Fighting tax evasion in Greece: From citizens on patrol to a lottery
Every campaign, all political parties promise to enforce tax compliance. Such promised immediately fade after the elections, because government fails to take the right measures that could eliminate tax dodging. For instance, the obligation to pay with credit or debit card above a certain transaction amounts has never yielded expected results, since service providers, considered the champions of tax evasion, can still avoid the taxman by under invoicing their customers.
Moreover, nonsensical propositions were put on the table as well. For instance, former Greek Minister of Finance Mr. Yanis Varoufakis suggested in a letter to Eurogroup in March of 2015 that the ministry could hire thousands of individuals, including tourists, as wired, undercover sales tax auditors. Specifically, the minister proposed the following:
“That large numbers of non-professional inspectors are hired on a strictly short-term, casual basis (no longer than two months, and without any prospect of being rehired) to pose, after some basic training, as customers, on behalf of the tax authorities, while 'wired' for sound and video. While they will have no authority to carry out checks, and will be disallowed from challenging offenders, the data that they will produce will bear legal weight and be actable upon by the full-time tax authorities that will use the collected evidence immediately to issue penalties and sanctions. We envisage that the recruits will come from all walks of life (e.g. students, housekeepers, even tourists in popular areas ripe with tax evasion) who will be paid hourly and who will be hard to detect by offending tax dodgers. The very 'news' that thousands of casual 'onlookers' are everywhere, bearing audio and video recording equipment on behalf of the tax authorities, has the capacity to shift attitudes very quickly, spreading a sense of justice across society and engendering a new tax compliance culture - especially if combined with the appropriate communication of the simple message that the time has come for everyone to share the burden of public services and goods.”
Fortunately, Eurogroup disagreed with Mr. Varoufakis on placing housewives and pensioners on patrol.

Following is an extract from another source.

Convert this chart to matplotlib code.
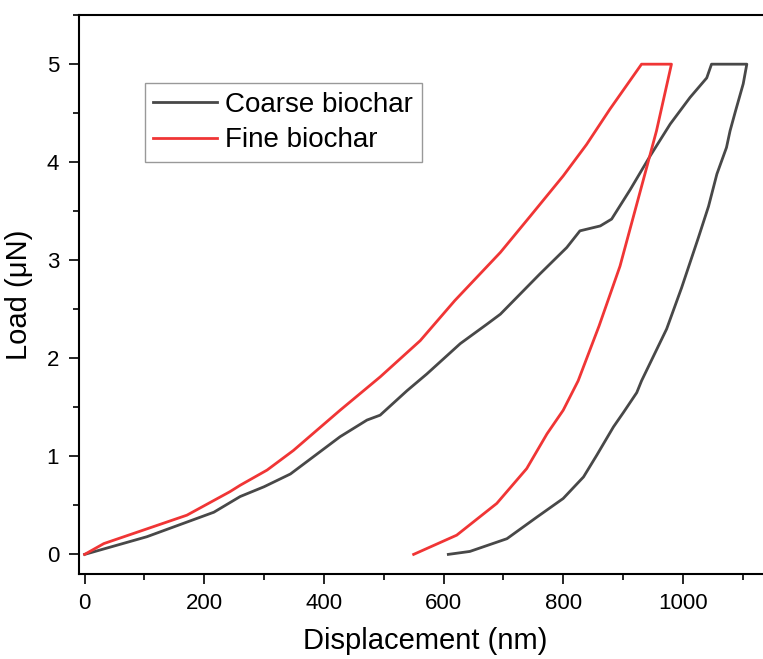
import matplotlib
matplotlib.use("Agg")
import matplotlib.pyplot as plt
from matplotlib.ticker import MultipleLocator

plt.rcParams['font.family'] = ['Liberation Sans', 'DejaVu Sans']

# coarse biochar: loading, hold, unloading
coarse_disp = [0, 104, 216, 260, 300, 344, 427, 472, 494, 539, 572, 628, 673, 695,
               761, 806, 828, 862, 881, 912, 945, 979, 1012, 1040, 1048,
               1107, 1101, 1088, 1079, 1073, 1057, 1043, 1026, 998, 973, 931,
               923, 901, 884, 856, 834, 800, 756, 706, 644, 608]
coarse_load = [0, 0.18, 0.43, 0.59, 0.69, 0.82, 1.20, 1.37, 1.42, 1.67, 1.84, 2.15, 2.35, 2.45,
               2.86, 3.13, 3.30, 3.35, 3.42, 3.72, 4.06, 4.39, 4.66, 4.86, 5.0,
               5.0, 4.8, 4.52, 4.32, 4.15, 3.88, 3.55, 3.23, 2.72, 2.30, 1.77,
               1.65, 1.45, 1.30, 1.01, 0.79, 0.57, 0.38, 0.16, 0.03, 0]

# fine biochar
fine_disp = [0, 32, 104, 171, 243, 260, 305, 349, 427, 494, 561, 619, 695,
             745, 800, 839, 878, 931, 981, 956, 934, 895, 860, 825, 800, 773,
             739, 689, 622, 550]
fine_load = [0, 0.11, 0.26, 0.40, 0.64, 0.705, 0.86, 1.06, 1.47, 1.81, 2.18, 2.59, 3.08,
             3.45, 3.86, 4.18, 4.54, 5.0, 5.0, 4.32, 3.82, 2.94, 2.33, 1.77, 1.47, 1.23,
             0.875, 0.52, 0.196, 0]

fig = plt.figure(figsize=(7.63, 6.59), dpi=100)
ax = fig.add_axes([0.1031, 0.129, 0.9094, 0.848])

ax.plot(coarse_disp, coarse_load, color='#484848', lw=2, label='Coarse biochar')
ax.plot(fine_disp, fine_load, color='#f03535', lw=2, label='Fine biochar')

ax.set_xlim(-10, 1150)
ax.set_ylim(-0.2, 5.5)
ax.xaxis.set_major_locator(MultipleLocator(200))
ax.xaxis.set_minor_locator(MultipleLocator(100))
ax.yaxis.set_major_locator(MultipleLocator(1))
ax.yaxis.set_minor_locator(MultipleLocator(0.5))
ax.tick_params(which='major', direction='out', length=7, width=1.2, labelsize=16, pad=7)
ax.tick_params(which='minor', direction='out', length=4, width=1.2)
for s in ax.spines.values():
    s.set_linewidth(1.5)

ax.set_xlabel('Displacement (nm)', fontsize=21, labelpad=9)
ax.set_ylabel('Load (μN)', fontsize=21, labelpad=10)

leg = ax.legend(loc='upper left', bbox_to_anchor=(0.0955, 0.878), borderaxespad=0,
                fontsize=20, frameon=True, fancybox=False, handlelength=2.3,
                handletextpad=0.3, borderpad=0.3, labelspacing=0.35)
leg.get_frame().set_edgecolor('#808080')
leg.get_frame().set_linewidth(1.0)

fig.savefig('out.png', dpi=100)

The latest measure voted by the Parliament in an effort to raise public revenue took effect as of 22 December 2016: the Public Lottery Program. According to the article 70 of the Law 4446/2016 (Government Gazette A 240/22.12.2016), citizens who made payments by credit or debit card or other electronic methods will participate in a public lottery program, through which the winners will be rewarded with money and other in-kind prizes. The government budget will fund the prizes, which won’t exceed the amount of twelve million euros (12.000.000€) per year. The Ministry of Finance will set the details of the program, including, but not limited to, the duration of the lottery, the process and frequency of draws, participation rules, prizes, etc.
Without a doubt, the underlying cause of tax evasion stems from the lack of tax consciousness and trust between the taxpayers and the state. Citizens will always find ways to avoid taxation as long as the officials’ moral integrity is questioned and the government hides the allocation of budget funds. Restoration of trust is a slow process that takes time and a lot of effort. However, an immediate, drastic reduction of high tax rates for businesses in combination with a decrease in wasteful and unnecessary government spending (e.g., early retirement of certain professional groups) could send a strong message to honest entrepreneurs and have a major impact on cracking down on tax evasion.